Guest opinion: Wrong kind of budget in an emergency

Mark Olbert



I see the city of San Carlos appears on track to continue its habit of significantly exceeding budget projections. Overall revenues were higher than expected while costs were lower. What great news!

But what about all the local business establishments which have had to curtail or shutter their operations? Yes, the restaurants are active although I bet they’re still hurting. Sadly, if you ask the other retailers you’ll hear far worse stories. How might they have fared with more help?

Let’s also remember all those San Carlans struggling to make ends meet. How might their lives have been made less challenging if the council had been more flexible in its thinking? Being fiscally sound over the long haul is important but temporary flexibility ­— say, lowering garbage or sewer fees during the pandemic — would no doubt have been appreciated.

That’s what I wanted to see happen when I pointed out to my former colleagues we were focusing more of what little fiscal support we were providing on local businesses rather than residents.
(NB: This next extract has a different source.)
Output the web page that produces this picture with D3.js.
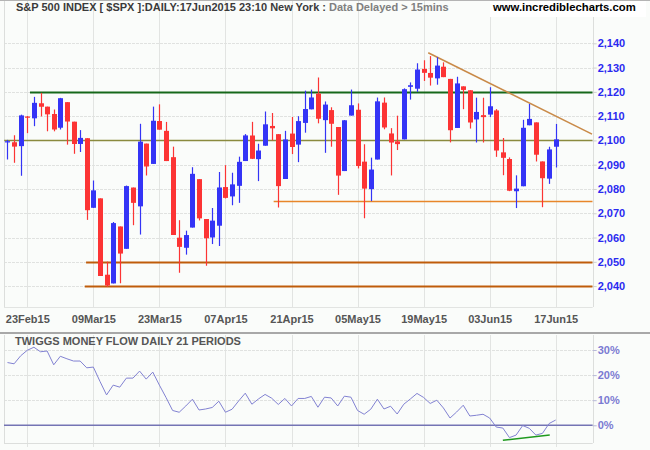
<!DOCTYPE html>
<html><head><meta charset="utf-8">
<script src="https://cdn.jsdelivr.net/npm/d3@7"></script>
<style>
html,body{margin:0;padding:0;background:#fafcfa;}
svg{display:block;font-family:"Liberation Sans",Arial,sans-serif;}
</style></head>
<body><svg id="c" width="650" height="450"></svg>
<script>
// ---- data ----
const dates = ["18Feb15","19Feb15","20Feb15","23Feb15","24Feb15","25Feb15","26Feb15","27Feb15","02Mar15","03Mar15","04Mar15","05Mar15","06Mar15","09Mar15","10Mar15","11Mar15","12Mar15","13Mar15","16Mar15","17Mar15","18Mar15","19Mar15","20Mar15","23Mar15","24Mar15","25Mar15","26Mar15","27Mar15","30Mar15","31Mar15","01Apr15","02Apr15","06Apr15","07Apr15","08Apr15","09Apr15","10Apr15","13Apr15","14Apr15","15Apr15","16Apr15","17Apr15","20Apr15","21Apr15","22Apr15","23Apr15","24Apr15","27Apr15","28Apr15","29Apr15","30Apr15","01May15","04May15","05May15","06May15","07May15","08May15","11May15","12May15","13May15","14May15","15May15","18May15","19May15","20May15","21May15","22May15","26May15","27May15","28May15","29May15","01Jun15","02Jun15","03Jun15","04Jun15","05Jun15","08Jun15","09Jun15","10Jun15","11Jun15","12Jun15","15Jun15","16Jun15","17Jun15"];
const open  = [2099.16,2099.25,2097.65,2109.83,2109.10,2115.30,2113.91,2110.88,2105.23,2115.76,2107.72,2098.54,2100.91,2072.25,2076.14,2044.69,2041.10,2064.56,2055.35,2080.59,2072.84,2098.69,2090.32,2107.99,2103.94,2093.10,2059.94,2055.78,2064.11,2084.05,2067.63,2060.03,2064.87,2080.79,2076.94,2081.29,2091.51,2102.03,2092.28,2097.82,2105.96,2102.58,2084.11,2102.82,2098.27,2107.21,2112.80,2119.29,2108.35,2112.49,2105.52,2087.38,2110.23,2112.63,2091.26,2079.96,2092.13,2115.56,2102.87,2099.62,2100.43,2122.07,2121.30,2129.45,2127.79,2125.55,2130.36,2125.34,2105.13,2122.27,2120.66,2108.64,2110.41,2110.64,2112.35,2095.09,2092.34,2079.07,2081.12,2106.24,2107.43,2091.34,2084.26,2097.40];
const high  = [2100.23,2102.13,2110.61,2110.05,2117.94,2119.59,2113.91,2112.74,2117.52,2115.76,2107.72,2104.25,2100.91,2083.49,2076.14,2050.08,2066.41,2064.56,2081.41,2080.59,2106.85,2098.69,2113.92,2114.86,2107.63,2097.43,2067.15,2062.83,2088.97,2084.05,2067.63,2072.17,2086.99,2089.81,2086.69,2093.31,2102.61,2107.65,2098.62,2111.91,2111.30,2102.58,2103.94,2109.64,2109.98,2120.49,2120.92,2125.92,2116.04,2113.65,2105.52,2108.41,2120.95,2115.24,2098.42,2092.90,2117.66,2117.69,2105.06,2110.19,2121.45,2123.89,2131.78,2133.02,2134.72,2134.28,2132.15,2125.34,2126.22,2122.27,2120.66,2117.61,2117.59,2121.92,2112.89,2100.99,2093.01,2085.62,2108.50,2115.02,2107.43,2091.34,2097.40,2106.79];
const low   = [2092.15,2090.79,2085.44,2103.00,2105.87,2109.89,2103.76,2103.75,2104.50,2098.26,2094.49,2095.22,2067.27,2072.21,2044.16,2039.69,2041.10,2041.17,2055.35,2065.08,2061.23,2085.56,2090.32,2104.42,2091.50,2061.05,2045.50,2052.96,2064.11,2067.04,2048.38,2057.32,2056.52,2076.10,2073.30,2074.29,2091.51,2092.33,2083.24,2097.82,2100.02,2072.37,2084.11,2094.38,2091.05,2103.19,2112.80,2107.04,2094.89,2097.41,2077.59,2087.38,2110.23,2088.46,2067.93,2074.99,2092.13,2104.58,2085.57,2096.04,2100.43,2116.81,2120.01,2124.50,2122.59,2122.95,2126.06,2099.18,2105.13,2112.86,2104.89,2099.14,2099.14,2109.61,2093.23,2085.67,2079.11,2072.14,2081.12,2106.24,2091.33,2072.49,2082.10,2088.86];
const close = [2099.68,2097.45,2110.30,2109.66,2115.48,2113.86,2110.74,2104.50,2117.39,2107.78,2098.53,2101.04,2071.26,2079.43,2044.16,2040.24,2065.95,2053.40,2081.19,2074.28,2099.50,2089.27,2108.10,2104.42,2091.50,2061.05,2056.15,2061.02,2086.24,2067.89,2059.69,2066.96,2080.62,2076.33,2081.90,2091.18,2102.06,2092.43,2095.84,2106.63,2104.99,2081.18,2100.40,2097.29,2107.96,2112.93,2117.69,2108.92,2114.76,2106.85,2085.51,2108.29,2114.49,2089.46,2080.15,2088.00,2116.10,2105.33,2099.12,2098.48,2121.10,2122.73,2129.20,2127.83,2125.85,2130.82,2126.06,2104.20,2123.48,2120.79,2107.39,2111.73,2109.60,2114.07,2095.84,2092.83,2079.28,2080.15,2105.20,2108.86,2094.11,2084.43,2096.29,2100.44];
const tmf = [25.0,24.5,27.7,29.9,31.1,29.3,29.6,24.1,27.5,26.5,25.6,25.6,22.9,23.2,17.5,12.1,16.0,15.2,18.8,18.8,21.6,18.4,21.2,16.0,11.1,5.9,5.2,7.7,10.4,6.1,6.5,7.1,9.6,5.2,6.4,9.7,12.8,8.4,10.5,12.3,10.8,8.3,10.7,7.7,10.7,10.7,11.5,7.2,11.2,10.9,7.7,11.6,11.2,5.9,4.4,6.4,10.4,6.5,7.6,4.5,8.4,10.5,12.7,11.1,8.7,10.0,6.9,2.9,5.3,8.0,3.7,4.0,4.4,2.9,-0.7,-1.1,-4.9,-3.9,-0.1,-1.2,-3.9,-3.2,0.7,2.1];
const xTickLabels = ["23Feb15","09Mar15","23Mar15","07Apr15","21Apr15","05May15","19May15","03Jun15","17Jun15"];
const priceTicks = [2040,2050,2060,2070,2080,2090,2100,2110,2120,2130,2140];
const tmfTicks = [0,10,20,30];
// horizontal support/resistance lines: [start index, value]
const levelStart = [3.4, -0.5, 40.3, 11.9, 11.7];
const levelValue = [2120, 2100, 2075, 2050, 2040];
const levelColor = ["#16681a","#8a8a3e","#e8862a","#bf5c0a","#bf5c0a"];
const levelWidth = [2, 1.6, 1.5, 2, 2];
// trend line: [index, value]
const trendIdx = [63.7, 88.5];
const trendVal = [2136.1, 2102.6];
// TMF divergence line
const divIdx = [75.0, 82.1];
const divVal = [-6.0, -3.9];

// ---- layout ----
const svg = d3.select("#c");
const L = 4, R = 592.7, mainBottom = 307, sepY = 333, lowTop = 335, lowBottom = 443;
const x = d3.scaleLinear().domain([3, 83]).range([27.3, 555.7]);
const y = d3.scaleLinear().domain([2040, 2140]).range([286.1, 43.3]);
const y2 = d3.scaleLinear().domain([0, 30]).range([425.3, 350]);
const tickIdx = xTickLabels.map(t => dates.indexOf(t));
const px = v => Math.round(v) + 0.5;

svg.append("rect").attr("width",650).attr("height",450).attr("fill","#fafcfa");

// vertical grid lines
const g = svg.append("g");
tickIdx.forEach(i => {
  g.append("line").attr("x1",px(x(i))).attr("x2",px(x(i))).attr("y1",0).attr("y2",mainBottom).attr("stroke","#e2e4e2");
  g.append("line").attr("x1",px(x(i))).attr("x2",px(x(i))).attr("y1",lowTop).attr("y2",447).attr("stroke","#e2e4e2");
});
// horizontal grid main
priceTicks.forEach(v => {
  g.append("line").attr("x1",L).attr("x2",R).attr("y1",px(y(v))).attr("y2",px(y(v))).attr("stroke","#e0e2e0").attr("stroke-dasharray","3,1");
});
// borders
g.append("line").attr("x1",px(L)).attr("x2",px(L)).attr("y1",0).attr("y2",mainBottom).attr("stroke","#dcdedc");
g.append("line").attr("x1",px(R)).attr("x2",px(R)).attr("y1",0).attr("y2",mainBottom).attr("stroke","#dcdedc");
g.append("line").attr("x1",L).attr("x2",R).attr("y1",mainBottom+0.5).attr("y2",mainBottom+0.5).attr("stroke","#e2e4e2");
g.append("line").attr("x1",0).attr("x2",650).attr("y1",0.5).attr("y2",0.5).attr("stroke","#b4b4b4");

// URL box
svg.append("rect").attr("x",490).attr("y",1).attr("width",156).attr("height",16).attr("fill","#ffffff");

// titles
const title = svg.append("text").attr("x",16).attr("y",10.5).attr("font-size",11).attr("font-weight","bold");
title.append("tspan").attr("fill","#3a3a3a").text("S&P 500 INDEX [ $SPX ]:DAILY:17Jun2015 23:10 New York : ");
title.append("tspan").attr("fill","#808080").text("Data Delayed > 15mins");
svg.append("text").attr("x",493).attr("y",10.5).attr("font-size",11.3).attr("font-weight","bold").attr("fill","#000").text("www.incrediblecharts.com");

// price axis
const yAxis = svg.append("g").attr("transform",`translate(${R},0)`)
  .call(d3.axisRight(y).tickValues(priceTicks).tickSize(4).tickPadding(1).tickFormat(d3.format(",")));
yAxis.select(".domain").remove();
yAxis.selectAll("line").attr("stroke","#d0d0d0");
yAxis.selectAll("text").attr("fill","#2a2af0").attr("font-size",11).attr("font-weight","bold").attr("font-family","Liberation Sans, Arial, sans-serif");

// date axis
const xAxis = svg.append("g").attr("transform",`translate(0,${mainBottom})`)
  .call(d3.axisBottom(x).tickValues(tickIdx).tickSize(0).tickPadding(8.5).tickFormat(i => dates[i]));
xAxis.select(".domain").remove();
xAxis.selectAll("text").attr("fill","#555").attr("font-size",11).attr("font-weight","bold").attr("font-family","Liberation Sans, Arial, sans-serif");

// levels
const clip = svg.append("clipPath").attr("id","mainclip").append("rect").attr("x",L).attr("y",0).attr("width",R-L).attr("height",mainBottom);
const lv = svg.append("g").attr("clip-path","url(#mainclip)");
levelValue.forEach((v,k) => {
  lv.append("line").attr("x1",Math.max(L, x(levelStart[k]))).attr("x2",R).attr("y1",Math.round(y(v))+0.5).attr("y2",Math.round(y(v))+0.5)
    .attr("stroke",levelColor[k]).attr("stroke-width",levelWidth[k]);
});

// candles
const cg = svg.append("g");
dates.forEach((d,i) => {
  const cx = Math.round(x(i));
  const up = close[i] >= open[i];
  const col = up ? "#3434f6" : "#fc3434";
  cg.append("line").attr("x1",cx+0.5).attr("x2",cx+0.5).attr("y1",y(high[i])).attr("y2",y(low[i])).attr("stroke",col).attr("stroke-width",1.2);
  const t = y(Math.max(open[i],close[i])), b = y(Math.min(open[i],close[i]));
  cg.append("rect").attr("x",cx-2).attr("y",t).attr("width",5).attr("height",Math.max(1.2,b-t)).attr("fill",col);
});

// trend line
lv.append("line").attr("x1",x(trendIdx[0])).attr("y1",y(trendVal[0])).attr("x2",x(trendIdx[1])).attr("y2",y(trendVal[1]))
  .attr("stroke","#c98a48").attr("stroke-width",1.6);

// separator
svg.append("line").attr("x1",0).attr("x2",650).attr("y1",sepY).attr("y2",sepY).attr("stroke","#a8a8a8").attr("stroke-width",2);

// lower panel
const lp = svg.append("g");
[10,20,30].forEach(v => {
  lp.append("line").attr("x1",L).attr("x2",R).attr("y1",px(y2(v))).attr("y2",px(y2(v))).attr("stroke","#e0e2e0").attr("stroke-dasharray","3,1");
});
lp.append("line").attr("x1",L).attr("x2",R).attr("y1",px(lowBottom)).attr("y2",px(lowBottom)).attr("stroke","#dcdedc");
lp.append("line").attr("x1",px(L)).attr("x2",px(L)).attr("y1",lowTop).attr("y2",lowBottom).attr("stroke","#dcdedc");
lp.append("line").attr("x1",px(R)).attr("x2",px(R)).attr("y1",lowTop).attr("y2",lowBottom).attr("stroke","#dcdedc");
lp.append("line").attr("x1",L).attr("x2",R).attr("y1",y2(0)).attr("y2",y2(0)).attr("stroke","#7474b4").attr("stroke-width",1.4);

const y2Axis = svg.append("g").attr("transform",`translate(${R},0)`)
  .call(d3.axisRight(y2).tickValues(tmfTicks).tickSize(4).tickPadding(1).tickFormat(d => d + "%"));
y2Axis.select(".domain").remove();
y2Axis.selectAll("line").attr("stroke","#b8b8d8");
y2Axis.selectAll("text").attr("fill","#7a7ad2").attr("font-size",11).attr("font-weight","bold").attr("font-family","Liberation Sans, Arial, sans-serif");

lp.append("path").datum(tmf).attr("fill","none").attr("stroke","#8282d2").attr("stroke-width",1)
  .attr("d", d3.line().x((d,i) => x(i)).y(d => y2(d)));
lp.append("line").attr("x1",x(divIdx[0])).attr("y1",y2(divVal[0])).attr("x2",x(divIdx[1])).attr("y2",y2(divVal[1]))
  .attr("stroke","#1f9a1f").attr("stroke-width",1.5);

svg.append("text").attr("x",15).attr("y",345).attr("font-size",11).attr("font-weight","bold").attr("fill","#555").text("TWIGGS MONEY FLOW DAILY 21 PERIODS");
</script></body></html>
I wanted to see us help everyone more, both businesses and residents alike. Unfortunately, that didn’t happen.

Helping the schools

And what about all those parents who, even if they were lucky enough to remain fully-employed, struggled with the impact of schools being closed? The council never discussed providing meaningful support to its sister agency, the San Carlos School District. Granted, the school board didn’t support having such a discussion, either, for reasons which were never clear to me.

The city has enough cash it could prepay $14 million in pension liabilities, helping secure the personal finances of city staff, and still have tens of millions in reserves remaining. And while council members historically don’t like to say this next bit publicly, the city’s fiscal success has a lot to do with the health and attractiveness of the local public school system.

That makes it in the city’s interest to help the district through this crisis. Unfortunately, having one agency — the city – grant or loan money to another – the district — is rarely done, and requires out-of-the-box thinking which hasn’t been all that common from the council during this crisis.

I vividly recall sitting on the dais last summer when we were approving the budget, listening to arguments that we should take a conservative approach in the midst of a major crisis because we didn’t know what the future held.

Yet crises are precisely when communities rightfully expect their government to step up.

Reserves are rainy-day funds. And a pandemic is a rainstorm of epic proportions. A once-in-a-lifetime crisis ought to evoke a once-in-a-lifetime response. Sadly, that didn’t happen in San Carlos. Although it did in some neighboring communities.

I used to say the way San Carlos responded to its recent fiscal success meant our community was going to be a truly fabulous place to live in the 2030s. And hopefully those of us living in the present would get to appreciate it. I guess that wonderful future is even more secure now.

Council should have done more

But I have to say I wish the council had been less hesitant to do more, today. Besides being the right thing to do it would’ve been consistent with our community’s values.

Those values were demonstrated by the enormous outpouring of support for the Community Foundation of San Carlos. The foundation arguably did more to help the community during the pandemic than the council did despite having much smaller resources.

Olbert is a former San Carlos City Council member and mayor.


  1. Funny how in a recession or “emergency,” the city’s employees all keep getting paid—and even get raises. Two different worlds, private and public sector.

  2. I was a 5th generation Californian. I moved my family from San Carlos after 43-years and moved to a state which has a balanced budget, taxes are low and services and schools are great. San Carlos does not currently reflect the ideals that made it a wonderful place to grow up and raise a family from the 1960’s until the early 1990’s.

    Because of those moving to the City that immediately wanted to be in charge by running for the Council and enact “change” without understanding what made the town great, you’ve now lost your Police Department, Fire Department, DPW and even Public Works. That includes the author of the “guest opinion.”

    Good luck when the first economic downturn hits, which should be in about eighteen months to two years. The vast majority of those living in San Carlos have never experienced a significant economic downturn.